The fate of industrial-era mercury in peatlands revealed with micrometeorology, isotopes, paleoecology, genomics, and an ice-age

Since humans began utilizing mercury, pollution has increased atmospheric Hg seven-fold. Mercury (Hg) contamination is the single largest cause of waters in the European Union failing to meet the standards of the EU Water Framework Directive. Peatlands, which have accumulated a legacy of past atmospheric Hg pollution, are major sources of Hg contamination in downstream aquatic ecosystems. Despite peatlands having accumulated Hg for millennia, independent lines of research indicate that some northern peatlands are now returning Hg to the atmosphere. This raises questions about what controls the fate of the pollution legacy Hg stored in peatlands. We hypothesize that legacy Hg accumulated in peat during earlier periods of higher atmospheric Hg pollution is no longer in balance with the lower Hg levels of the contemporary atmosphere, leading to net Hg evasion. Several methodological advances were applied to test this hypothesis on a 2000-year chronosequence of mires created by isostatic uplift along the northern coast of Sweden as well as the nearby Degerö peatland that is even older.

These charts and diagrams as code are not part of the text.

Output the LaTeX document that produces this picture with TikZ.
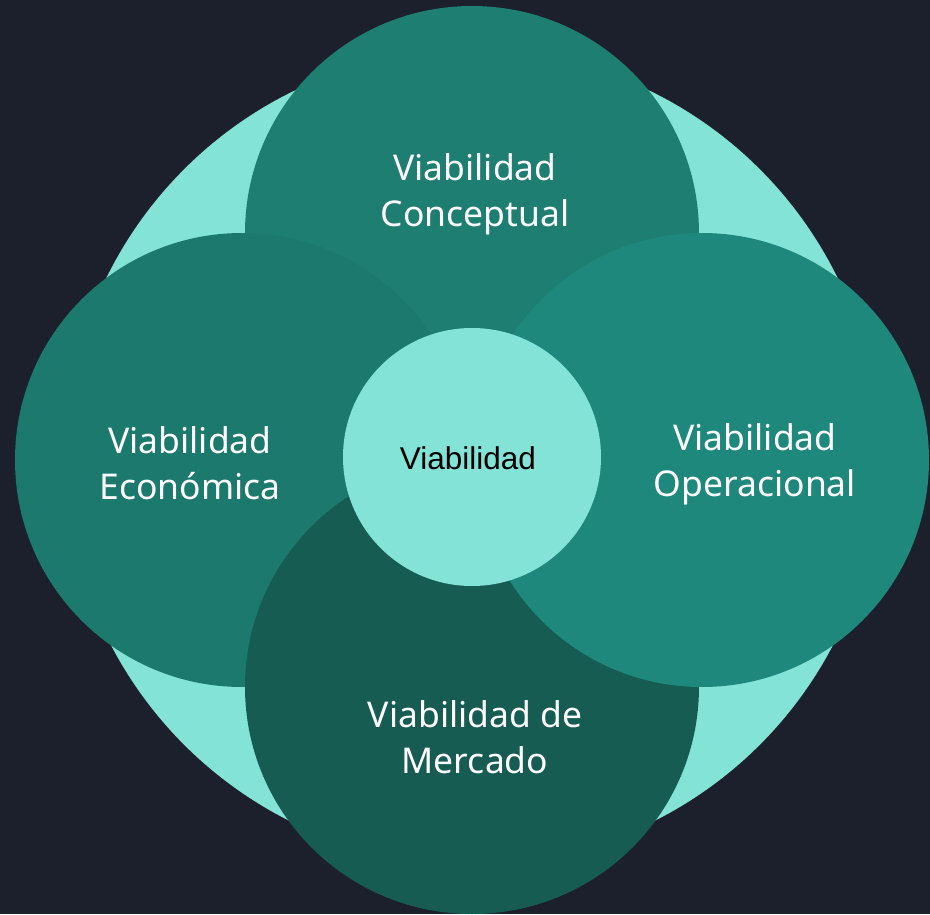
\documentclass[tikz,border=0pt]{standalone}
\usepackage{fontspec}
\setmainfont{Noto Sans}
\newfontfamily\hubfont{Liberation Sans}
\definecolor{bgnavy}{HTML}{1C202C}
\definecolor{ringteal}{HTML}{84E3D7}
\definecolor{topteal}{HTML}{1E7E71}
\definecolor{leftteal}{HTML}{1C796D}
\definecolor{rightteal}{HTML}{1F887C}
\definecolor{bottomteal}{HTML}{165C53}
\tikzset{
  petal/.style={font=\fontsize{35.5}{46}\selectfont, text=white, align=center},
  hub/.style={font=\hubfont\fontsize{31.5}{36}\selectfont, text=black}
}

\begin{document}
\begin{tikzpicture}[x=1pt,y=1pt]
\fill[bgnavy] (-472,-457) rectangle (458,457);
\useasboundingbox (-472,-457) rectangle (458,457);

\fill[ringteal] (0,0) circle(407);

\fill[topteal]    (0,224)   circle(227);
\fill[leftteal]   (-230,-3) circle(227);
\fill[bottomteal] (0,-230)  circle(227);
\fill[rightteal]  (230,-3)  circle(227);

\fill[ringteal] (0,0) circle(129);

\node[petal] (conceptual) at (3,263)   {Viabilidad\\Conceptual};
\node[petal] (economica)  at (-282,-6) {Viabilidad\\Económica};
\node[petal] (operacional) at (283,-7) {Viabilidad\\Operacional};
\node[petal] (mercado)    at (3,-280)  {Viabilidad de\\Mercado};
\node[hub]   (viabilidad) at (-4,-1)   {Viabilidad};

\end{tikzpicture}
\end{document}
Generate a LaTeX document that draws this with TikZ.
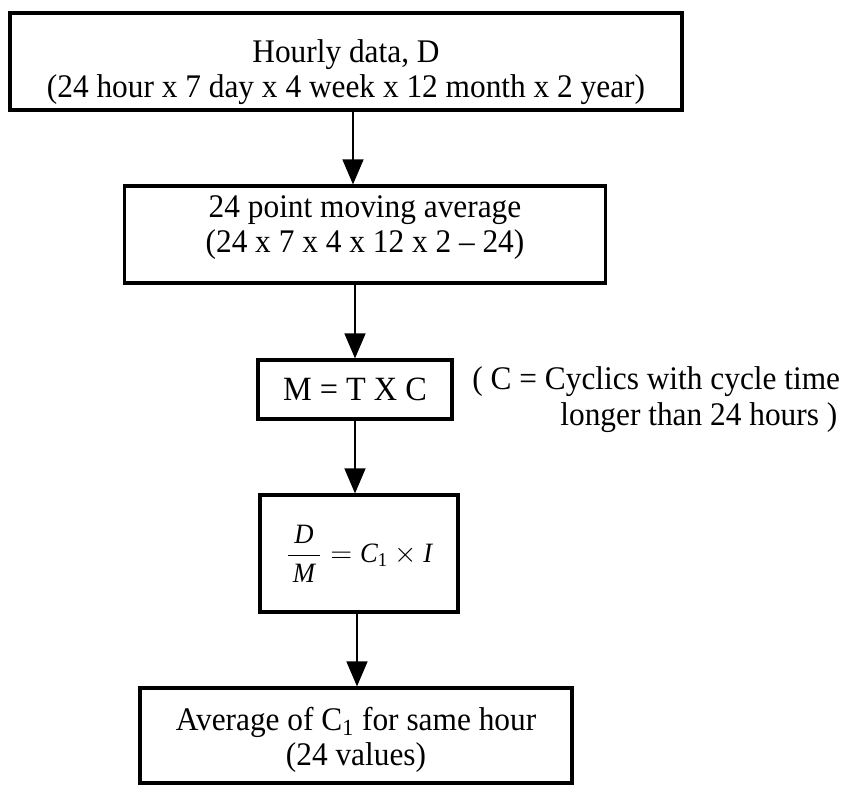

Despite uniform climate and atmospheric Hg concentrations across the 15 km extent of the chronosequence, the stock of Hg differs by a factor of two. Novel Hg eddy covariance quantified the Hg exchange between the land and atmosphere. Distributed measurements of dissolve gaseous elemental mercury (GEM) in shallow peat groundwater quantified seasonal variation in a potential source of the evading Hg. Natural abundance of Hg isotopes and community-level expression profiling of microbial metabolisms identified the role of specific processes in the transformation of Hg within peat profiles along the chronosequence. This paper reports on puzzle pieces that have fallen into place, such as isotopic evidence for the role of photoreduction in producing GEM, and the challenges that remain to complete the picture.